_PROBLEM TO SOLVE_:
Your task is to print, exactly and only, the lines from the start of the entries below through the line with "const ticksQuies = [0,2,4,6];". Include both ends, but skip the pictures.

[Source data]

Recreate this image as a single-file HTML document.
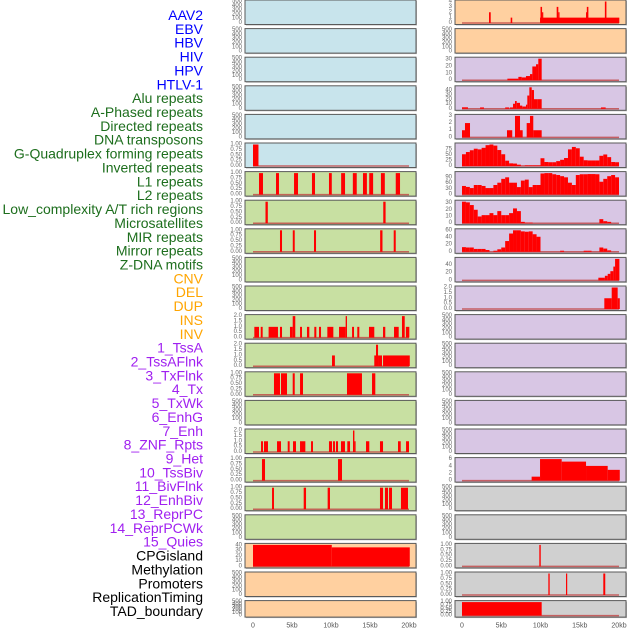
<!DOCTYPE html>
<html><head><meta charset="utf-8"><style>
html,body{margin:0;padding:0;background:#fff;}
svg{display:block;font-family:"Liberation Sans",sans-serif;}
</style></head><body>
<svg id="chart" width="630" height="630" viewBox="0 0 630 630" xmlns="http://www.w3.org/2000/svg"></svg>
<script>
// ---- track labels ----
const labelNames = ["AAV2","EBV","HBV","HIV","HPV","HTLV-1","Alu repeats","A-Phased repeats","Directed repeats","DNA transposons","G-Quadruplex forming repeats","Inverted repeats","L1 repeats","L2 repeats","Low_complexity A/T rich regions","Microsatellites","MIR repeats","Mirror repeats","Z-DNA motifs","CNV","DEL","DUP","INS","INV","1_TssA","2_TssAFlnk","3_TxFlnk","4_Tx","5_TxWk","6_EnhG","7_Enh","8_ZNF_Rpts","9_Het","10_TssBiv","11_BivFlnk","12_EnhBiv","13_ReprPC","14_ReprPCWk","15_Quies","CPGisland","Methylation","Promoters","ReplicationTiming","TAD_boundary"];
const labelGroups = [0,0,0,0,0,0,1,1,1,1,1,1,1,1,1,1,1,1,1,2,2,2,2,2,3,3,3,3,3,3,3,3,3,3,3,3,3,3,3,4,4,4,4,4];
const xTickValues = [0,5,10,15,20];
const xTickLabels = ["0","5kb","10kb","15kb","20kb"];

// ---- y tick sets ----
const ticksEmpty = [0,100,200,300,400,500];
const ticksUnit = [0,0.25,0.5,0.75,1];
const ticksTwo = [0,0.5,1,1.5,2];
const ticksCNV = [0,10,20,30,40];
const ticksINS = [0,1,2,3,4];
const ticksTssA = [0,10,20,30];
const ticksTssAFlnk = [0,10,20,30,40];
const ticksTxFlnk = [0,1,2,3];
const ticksTx = [0,25,50,75];
const ticksTxWk = [0,30,60,90];
const ticksEnhG = [0,10,20,30];
const ticksEnh = [0,20,40,60];
const ticksZNF = [0,20,40];
const ticksQuies = [0,2,4,6];

// ---- segment data [startKb, endKb, value] ----
const htlvSegs = [[0,0.7,1]];
const aluSegs = [[0.77,1.28,1],[2.95,3.33,1],[5.26,5.77,1],[7.56,7.95,1],[9.74,10.1,1],[11.3,11.8,1],[12.8,13.3,1],[14.1,14.6,1],[14.9,15.4,1],[16.4,16.9,1],[18.3,18.85,1]];
const aphasedSegs = [[1.6,1.9,1],[16.7,17.0,1]];
const directedSegs = [[3.46,3.72,1],[5.1,5.35,1],[7.82,8.08,1],[16.3,16.6,1],[18.04,18.3,1]];
const invertedSegs = [[0.17,0.77,1],[0.99,1.24,1],[2.0,3.2,1],[3.46,3.72,1],[4.74,5.09,1],[5.09,5.42,2],[6.03,6.28,1],[6.92,7.22,1],[7.86,8.12,1],[8.46,8.72,1],[9.53,10.3,1],[11.03,11.88,1],[11.88,12.05,2],[12.7,12.95,1],[13.37,13.63,1],[14.87,15.55,1],[16.67,16.96,1],[18.08,18.68,1],[19.1,19.45,2],[19.6,20.04,1]];
const l1Segs = [[10.13,10.5,1],[15.55,15.77,1],[15.77,16.03,2],[16.03,16.54,1],[16.67,20.1,1]];
const l2Segs = [[2.69,3.46,1],[3.59,4.36,1],[5.09,5.35,1],[6.03,6.41,1],[12.05,13.97,1],[15.26,15.68,1]];
const microSegs = [[1.03,1.28,1],[1.41,1.92,1],[3.08,3.59,1],[4.45,4.7,1],[5.13,5.51,1],[6.03,6.28,1],[6.28,6.71,1],[7.44,7.69,1],[9.74,10.13,1],[10.26,10.51,1],[10.64,10.9,1],[11.28,11.79,1],[12.09,12.44,1],[12.82,13.0,2],[13.0,13.1,1],[14.49,14.91,1],[16.28,16.67,1],[18.59,18.94,1],[19.62,20.0,1]];
const mirSegs = [[1.15,1.54,1],[10.9,11.41,1]];
const mirrorSegs = [[2.44,2.69,1],[6.5,6.8,1],[9.57,9.87,1],[16.28,16.67,1],[16.92,17.31,1],[17.44,17.82,1],[18.97,19.87,1]];
const cnvSegs = [[0,10.1,41],[10.1,20.1,36.3]];
const insSegs = [[3.44,3.66,2],[6.2,6.4,1],[9.94,20.04,1],[10.0,10.2,3],[10.2,10.35,2],[12.06,12.27,3],[12.27,12.4,2],[15.9,16.1,3],[15.8,15.9,2],[18.2,18.4,4]];
const tssASegs = [[5.78,7.18,2.2],[7.18,7.6,4.8],[7.6,8.15,4],[8.15,8.66,6],[8.66,8.96,8.8],[8.96,9.43,19.8],[9.43,9.72,23],[9.72,10.15,31]];
const tssAFlnkSegs = [[0,0.76,3.3],[2.3,2.8,3],[5.5,6.0,3],[6.1,6.5,3],[6.5,6.75,11],[6.75,6.97,17],[6.97,7.39,13],[7.39,7.68,7],[7.68,8.15,5],[8.15,8.32,9],[8.32,8.58,29],[8.58,8.88,47],[8.88,9.17,41],[9.17,9.6,21],[9.6,10.15,21],[17.7,18.3,3]];
const txFlnkSegs = [[0,0.38,1],[0.38,1.02,2],[5.73,6.4,1],[6.75,7.39,3],[7.39,7.73,1],[8.24,8.66,2],[8.66,9.08,3],[9.08,10.15,1]];
const znfSegs = [[17.37,18.2,7],[18.2,18.56,12],[18.56,18.9,17],[18.9,19.28,24],[19.28,19.5,36],[19.5,20.05,56]];
const hetSegs = [[18.13,19.07,1],[19.07,19.83,2],[19.83,20.1,1]];
const quiesSegs = [[8.87,9.94,1.1],[9.94,12.7,6],[12.7,15.8,5.3],[15.8,18.56,4.1],[18.56,20.1,3]];
const methylSegs = [[9.85,10.03,1]];
const promoterSegs = [[11.0,11.17,1],[13.25,13.4,1],[18.0,18.25,1]];
const tadSegs = [[0,10.15,1]];

// ---- binned data (0.5kb bins from 0kb) ----
const txBins = [53,63,71,78,75,82,94,97,92,72,53,24,12,11,6,1,3,3,3,3,35,18,17,17,22,28,36,75,86,80,42,26,25,25,25,46,52,40,18,17];
const txWkBins = [45,40,34,50,50,45,34,34,50,62,82,90,62,62,39,73,78,39,50,50,110,112,112,106,102,96,90,62,50,102,106,106,107,107,106,67,82,96,102,90];
const enhGBins = [32,31,27,20,10,12,12,15,12,18,12,12,15,22,18,2,1,1,0,0,0,0,0,0,0,0,0,0,0,0,0,0,0,0,0,6,3,2,0,0];
const enhBins = [13,12,12,8,8,8,5,0,3,7,12,30,51,60,60,57,56,57,49,42,0,0,0,0,0,3,0,0,0,0,0,3,3,0,0,12,9,4,0,0];

// ---- panels: column, row, background group, ticks, ymax, data ----
const panels = [
 {c:0,r:0,g:0,t:ticksEmpty,m:500},{c:0,r:1,g:0,t:ticksEmpty,m:500},{c:0,r:2,g:0,t:ticksEmpty,m:500},
 {c:0,r:3,g:0,t:ticksEmpty,m:500},{c:0,r:4,g:0,t:ticksEmpty,m:500},
 {c:0,r:5,g:0,t:ticksUnit,m:1,s:htlvSegs},
 {c:0,r:6,g:1,t:ticksUnit,m:1,s:aluSegs},{c:0,r:7,g:1,t:ticksUnit,m:1,s:aphasedSegs},
 {c:0,r:8,g:1,t:ticksUnit,m:1,s:directedSegs},{c:0,r:9,g:1,t:ticksEmpty,m:500},
 {c:0,r:10,g:1,t:ticksEmpty,m:500},{c:0,r:11,g:1,t:ticksTwo,m:2,s:invertedSegs},
 {c:0,r:12,g:1,t:ticksTwo,m:2,s:l1Segs},{c:0,r:13,g:1,t:ticksUnit,m:1,s:l2Segs},
 {c:0,r:14,g:1,t:ticksEmpty,m:500},{c:0,r:15,g:1,t:ticksTwo,m:2,s:microSegs},
 {c:0,r:16,g:1,t:ticksUnit,m:1,s:mirSegs},{c:0,r:17,g:1,t:ticksUnit,m:1,s:mirrorSegs},
 {c:0,r:18,g:1,t:ticksEmpty,m:500},
 {c:0,r:19,g:2,t:ticksCNV,m:41,s:cnvSegs},{c:0,r:20,g:2,t:ticksEmpty,m:500},{c:0,r:21,g:2,t:ticksEmpty,m:500},
 {c:1,r:0,g:2,t:ticksINS,m:4,s:insSegs},{c:1,r:1,g:2,t:ticksEmpty,m:500},
 {c:1,r:2,g:3,t:ticksTssA,m:31,s:tssASegs},{c:1,r:3,g:3,t:ticksTssAFlnk,m:47,s:tssAFlnkSegs},
 {c:1,r:4,g:3,t:ticksTxFlnk,m:3,s:txFlnkSegs},{c:1,r:5,g:3,t:ticksTx,m:97,b:txBins},
 {c:1,r:6,g:3,t:ticksTxWk,m:112,b:txWkBins},{c:1,r:7,g:3,t:ticksEnhG,m:32,b:enhGBins},
 {c:1,r:8,g:3,t:ticksEnh,m:60,b:enhBins},{c:1,r:9,g:3,t:ticksZNF,m:56,s:znfSegs},
 {c:1,r:10,g:3,t:ticksTwo,m:2,s:hetSegs},
 {c:1,r:11,g:3,t:ticksEmpty,m:500},{c:1,r:12,g:3,t:ticksEmpty,m:500},{c:1,r:13,g:3,t:ticksEmpty,m:500},
 {c:1,r:14,g:3,t:ticksEmpty,m:500},{c:1,r:15,g:3,t:ticksEmpty,m:500},
 {c:1,r:16,g:3,t:ticksQuies,m:6,s:quiesSegs},
 {c:1,r:17,g:4,t:ticksEmpty,m:500},{c:1,r:18,g:4,t:ticksEmpty,m:500},
 {c:1,r:19,g:4,t:ticksUnit,m:1,s:methylSegs},{c:1,r:20,g:4,t:ticksUnit,m:1,s:promoterSegs},
 {c:1,r:21,g:4,t:ticksUnit,m:1,s:tadSegs}
];

const NS = "http://www.w3.org/2000/svg";
const svg = document.getElementById('chart');
const labelColors = ["#0000ff","#1d6e1d","#ffa500","#a020f0","#000000"];
const bgColors = ["#c8e4ec","#c8e0a2","#ffd0a0","#d8c6e4","#d0d0d0"];
const colX = [245,455];
const panelW = 171;
function xScale(c,kb){ return (c===0?253:462) + kb*(c===0?7.8:7.85); }
function rowTop(r){ return r*28.6; }
function rowH(r){ return r===21?16.5:24.5; }
function yScale(p,v){ const t=rowTop(p.r),h=rowH(p.r); return t+h-1.5-(v/p.m)*(h-3); }
function mk(tag,attrs){ const e=document.createElementNS(NS,tag); for(const k in attrs) e.setAttribute(k,attrs[k]); return e; }
function fmt(tks,v){
  if(tks===ticksUnit) return v.toFixed(2);
  if(tks===ticksTwo) return v.toFixed(1);
  return String(v);
}

// labels
labelNames.forEach((n,i)=>{
  const t=mk('text',{x:203,y:15+i*13.86,'text-anchor':'end','dominant-baseline':'central','font-size':'14',fill:labelColors[labelGroups[i]]});
  
  
  t.textContent=n; svg.appendChild(t);
});

panels.forEach((p,pi)=>{
  const g=mk('g',{});
  
  
  const x0=colX[p.c], t=rowTop(p.r), h=rowH(p.r);
  const shadow=mk('rect',{x:x0+1,y:t+1,width:panelW,height:h,fill:'#b8b8b8'});
  g.appendChild(shadow);
  const bg=mk('rect',{x:x0,y:t,width:panelW,height:h,fill:bgColors[p.g],stroke:'#5a5a5a','stroke-width':'1'});
  
  
  g.appendChild(bg);
  // ticks
  p.t.forEach(v=>{
    const tx=mk('text',{x:x0-3,y:yScale(p,v),'text-anchor':'end','dominant-baseline':'central','font-size':'6',fill:'#666'});
    
    
    tx.textContent=fmt(p.t,v); g.appendChild(tx);
  });
  const hasData = p.s||p.b;
  if(hasData){
    const base=mk('line',{x1:xScale(p.c,0),x2:xScale(p.c,20),y1:yScale(p,0),y2:yScale(p,0),stroke:'#c04545','stroke-width':'1.5','stroke-opacity':'0.8'});
    
    
    g.appendChild(base);
  }
  const addBar=(a,b,v)=>{
    if(v<=0) return;
    const xa=xScale(p.c,a), xb=xScale(p.c,b);
    const ya=yScale(p,Math.min(v,p.m)), yb=yScale(p,0);
    const r=mk('rect',{x:xa,y:Math.max(ya,t+0.5),width:Math.max(xb-xa,1.2),height:yb-Math.max(ya,t+0.5),fill:'#ff0000'});
    
    
    g.appendChild(r);
  };
  if(p.s) p.s.forEach(s=>addBar(s[0],s[1],s[2]));
  if(p.b) p.b.forEach((v,i)=>addBar(i*0.5,i*0.5+0.5,v));
  svg.appendChild(g);
});

// x axes
[0,1].forEach(c=>{
  xTickValues.forEach((v,i)=>{
    const t=mk('text',{x:xScale(c,v),y:626,'text-anchor':'middle','dominant-baseline':'central','font-size':'7',fill:'#555'});
    
    
    t.textContent=xTickLabels[i]; svg.appendChild(t);
  });
});
</script>
</body></html>
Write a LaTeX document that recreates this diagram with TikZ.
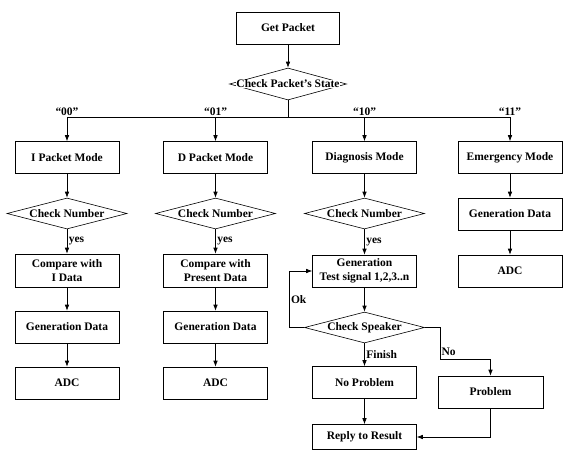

_TASK OUTPUT_:
Recreate this image as a single-file HTML document.
<!DOCTYPE html>
<html><head><meta charset="utf-8"><style>
html,body{margin:0;padding:0;background:#fff;}
svg{display:block;font-family:"Liberation Sans",sans-serif;}
</style></head><body>
<svg id="chart" width="630" height="630" viewBox="0 0 630 630" xmlns="http://www.w3.org/2000/svg"></svg>
<script>
// ---- track labels ----
const labelNames = ["AAV2","EBV","HBV","HIV","HPV","HTLV-1","Alu repeats","A-Phased repeats","Directed repeats","DNA transposons","G-Quadruplex forming repeats","Inverted repeats","L1 repeats","L2 repeats","Low_complexity A/T rich regions","Microsatellites","MIR repeats","Mirror repeats","Z-DNA motifs","CNV","DEL","DUP","INS","INV","1_TssA","2_TssAFlnk","3_TxFlnk","4_Tx","5_TxWk","6_EnhG","7_Enh","8_ZNF_Rpts","9_Het","10_TssBiv","11_BivFlnk","12_EnhBiv","13_ReprPC","14_ReprPCWk","15_Quies","CPGisland","Methylation","Promoters","ReplicationTiming","TAD_boundary"];
const labelGroups = [0,0,0,0,0,0,1,1,1,1,1,1,1,1,1,1,1,1,1,2,2,2,2,2,3,3,3,3,3,3,3,3,3,3,3,3,3,3,3,4,4,4,4,4];
const xTickValues = [0,5,10,15,20];
const xTickLabels = ["0","5kb","10kb","15kb","20kb"];

// ---- y tick sets ----
const ticksEmpty = [0,100,200,300,400,500];
const ticksUnit = [0,0.25,0.5,0.75,1];
const ticksTwo = [0,0.5,1,1.5,2];
const ticksCNV = [0,10,20,30,40];
const ticksINS = [0,1,2,3,4];
const ticksTssA = [0,10,20,30];
const ticksTssAFlnk = [0,10,20,30,40];
const ticksTxFlnk = [0,1,2,3];
const ticksTx = [0,25,50,75];
const ticksTxWk = [0,30,60,90];
const ticksEnhG = [0,10,20,30];
const ticksEnh = [0,20,40,60];
const ticksZNF = [0,20,40];
const ticksQuies = [0,2,4,6];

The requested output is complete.